Le fiancé tardant à se joindre - et pour cause - à cette joyeuse bande qui sable le champagne, un jeu de rôles d’assez mauvais goût se met en place : pourquoi Antoine, le fiancé de Marie, tarde-t-il tant ? Qu’a-t’ il bien pu lui arriver ? Cadell, se muant en limier et fin psychologue, s’évertue à dénouer les fils de l’intrigue.
Points forts
Le jeu de rôles constitue le moment réellement fort de la pièce. Cette longue séquence met un peu de piment dans une intrigue, quelque peu convenue par ailleurs, qui réunit et oppose dans une sorte de huis clos tous les personnages acteurs de ce psychodrame interprétés par d’excellents comédiens :
Myriam Boyer, qui joue aussi le mort (un mort qui a tendance à se réveiller inopinément) est désopilante ;
le serrurier, homme à tout faire, notamment le service, se révèle désarmant en amoureux transi ;
Emile Cadell (Gregori Derangère), so british, parait sorti d’un film d’Alfred Hitchcock, dans la peau d’un inspecteur sourcilleux, ambigu, mais crédible ;
Louis (Audran Cattin), son compagnon Gabriel (Thomas Ribière) et même Antoine (Martin Karmann) qui passe 90 % du temps au fond du coffre (il jouera aussi le serrurier), sont très bons aussi.
Quelques réserves
Au Marigny, on sourit un peu mais on n’a jamais peur, faute d’être pris par l’intrigue, car tout est prévu, millimétré, disons sans effet de surprise : « C’est mathématique » déclare le metteur en scène. Mais sa mise en scène est rigide et trop statique, et ne reflète pas l’aisance du milieu et de l’appartement dans lesquels évolue ce couple d’hommes plein d’avenir.
Bien qu’inspirée d’une histoire vraie, les tenants de la révélation paraissent difficiles à croire (la source ? Un ticket de cinéma retrouvé par hasard dans une poche, un chapeau… ?), d’autant que vers 1920, année de la création de la pièce par P. Hamilton, on n’allait pas beaucoup au cinéma !
Le suspense reste très artificiel, les invités tournant bien longtemps autour du pot, en l’occurrence d’un coffre qui fait office de table du buffet et recèle le cadavre.

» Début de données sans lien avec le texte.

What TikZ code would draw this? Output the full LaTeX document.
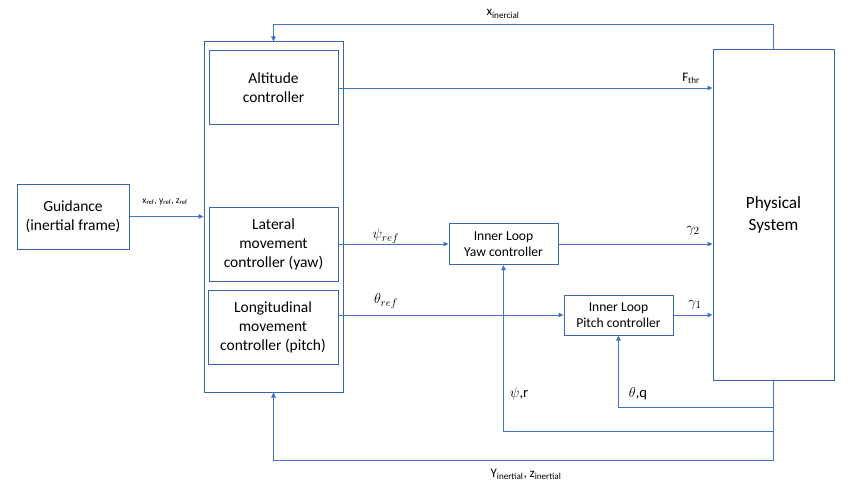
\documentclass[tikz,border=0pt]{standalone}
\usepackage{fontspec}
\setmainfont{Carlito}
\usetikzlibrary{arrows.meta}
\definecolor{lineblue}{HTML}{4472C4}
\definecolor{boxblue}{HTML}{3B64AD}
\begin{document}
\begin{tikzpicture}[x=1pt,y=-1pt,
  blk/.style={draw=boxblue,line width=1pt,rectangle,inner sep=0pt,align=center,font=\fontsize{15.5}{19}\selectfont},
  conn/.style={draw=lineblue,line width=0.9pt},
  arr/.style={conn,-{Triangle[length=5pt,width=4.5pt]}},
  lbl/.style={inner sep=0pt,font=\fontsize{13}{15}\selectfont},
  mlbl/.style={inner sep=0pt,font=\fontsize{15}{17}\selectfont},
  slbl/.style={inner sep=0pt,font=\fontsize{9.5}{11}\selectfont}]
\useasboundingbox (0,0) rectangle (866,489);
% blocks
\node[blk,minimum width=112pt,minimum height=65pt] (guid) at (73,216.5) {Guidance\\(inertial frame)};
\node[blk,minimum width=139pt,minimum height=350pt] (outer) at (273.5,217) {};
\node[blk,minimum width=129pt,minimum height=74pt] (alt) at (273.5,88) {Altitude\\controller};
\node[blk,minimum width=129pt,minimum height=74pt] (lat) at (273.5,244) {Lateral\\movement\\controller (yaw)};
\node[blk,minimum width=130pt,minimum height=74pt] (lon) at (273,327) {Longitudinal\\movement\\controller (pitch)};
\node[blk,minimum width=109pt,minimum height=41pt,font=\fontsize{13.6}{16}\selectfont] (yaw) at (503.5,244) {Inner Loop\\Yaw controller};
\node[blk,minimum width=109pt,minimum height=40pt,font=\fontsize{13.6}{16}\selectfont] (pitch) at (618.5,315) {Inner Loop\\Pitch controller};
\node[blk,minimum width=121pt,minimum height=330pt,font=\fontsize{17.2}{22}\selectfont] (phys) at (773.5,215) {Physical\\System};
% coordinates
\coordinate (topc) at (773.5,24);
\coordinate (fbq) at (773.5,407);
\coordinate (fbr) at (773.5,431);
\coordinate (botc) at (773.5,460);
% connectors
\draw[arr] (guid.east) -- (guid.east -| outer.west);
\draw[arr] (phys.north) -- (topc) -| (outer.north);
\draw[arr] (alt.east) -- (alt.east -| phys.west);
\draw[arr] (lat.east) -- (yaw.west);
\draw[arr] (yaw.east) -- (yaw.east -| phys.west);
\draw[arr] (pitch.west -| lon.east) -- (pitch.west);
\draw[arr] (pitch.east) -- (pitch.east -| phys.west);
\draw[conn] (phys.south) -- (botc);
\draw[arr] (fbq) -| (pitch.south);
\draw[arr] (fbr) -| (yaw.south);
\draw[arr] (botc) -| (outer.south);
% labels
\node[slbl] (lref) at (165,202) {x\textsubscript{ref}, y\textsubscript{ref}, z\textsubscript{ref}};
\node[lbl] (lxin) at (503,14) {x\textsubscript{inercial}};
\node[lbl] (lf) at (691,78) {F\textsubscript{thr}};
\node[mlbl] (lpsi) at (386,236) {$\psi_{ref}$};
\node[mlbl] (ltheta) at (386,301) {$\theta_{ref}$};
\node[mlbl] (lg2) at (693,231) {$\gamma_2$};
\node[mlbl] (lg1) at (695,305) {$\gamma_1$};
\node[lbl,font=\fontsize{14.5}{16}\selectfont] (lpr) at (519,394) {$\psi$,r};
\node[lbl,font=\fontsize{14.5}{16}\selectfont] (ltq) at (638,394) {$\theta$,q};
\node[lbl] (lyz) at (526,474) {Y\textsubscript{inertial}, z\textsubscript{inertial}};
\end{tikzpicture}
\end{document}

La démonstration « nietzschéenne » - les meilleurs, parce que les plus forts, doivent prendre la place des plus faibles - du professeur nous passe ici un peu au-dessus de la tête
Presqu’aucune référence métaphorique à la relation paroxystique des deux hommes, qui est fondamentale dans le déroulement et le ressenti de l’acte fatal (un crime homosexuel) imaginé par Hamilton en 1920, d’après une histoire vraie, et repris comme telle par le maître du suspense au cinéma en 1948).
Encore un mot...
- Sachant que dans sa version filmée, Hitchcock avait recentré le pitch sur les motivations des meurtriers, et que pour accentuer le suspense étouffant du huis clos il avait convié les parents de la victime à participer au pot d’adieu (!), on se demande bien pourquoi Guy-Pierre Couleau et Lilou Fogli ont éprouvé le besoin d’introduire un personnage folklorique et béat d’amour en la personne du serrurier-plombier, excellent par ailleurs. On perd ici en intensité dramatique ce que l’on a peut-être gagné en effet comique, ce qui a contrario nous éloigne du sujet d’une intrique policière prétendument « à couper le souffle. »
Une phrase
- « Ah, il faut que je vous dise, j’ai vu un film… touchez ma main, C’est froid ? Non, c’est la frayeur, j’ai la chair de poule. Il y avait une victime, des témoins, c’est de ce réalisateur, très connu, ah comment s’appelle- t-il, je l’aime beaucoup, un peu bedonnant … avec son cigare et son humour, Albert ? Non, Alfred. Oui. Alfred Hitchcock ? »
L'auteur
Patrick Hamilton est un auteur et dramaturge britannique (1904-1962) qui a écrit quelques très bonnes pièces dans le même registre, comme Angel Street (gaslight) qui sera adapté au cinéma et Hangover Square.
L’adaptation est signée par la Française Liliou Fogli, actrice et scénariste, née en 1981, diplômée de l’Actors Studio de New York. Elle a par exemple écrit Mur Mur pour le théâtre avec Clovis Cornillac, ainsi que des films pour le cinéma comme Hors-pistes, et des séries comme Brigade Navarro.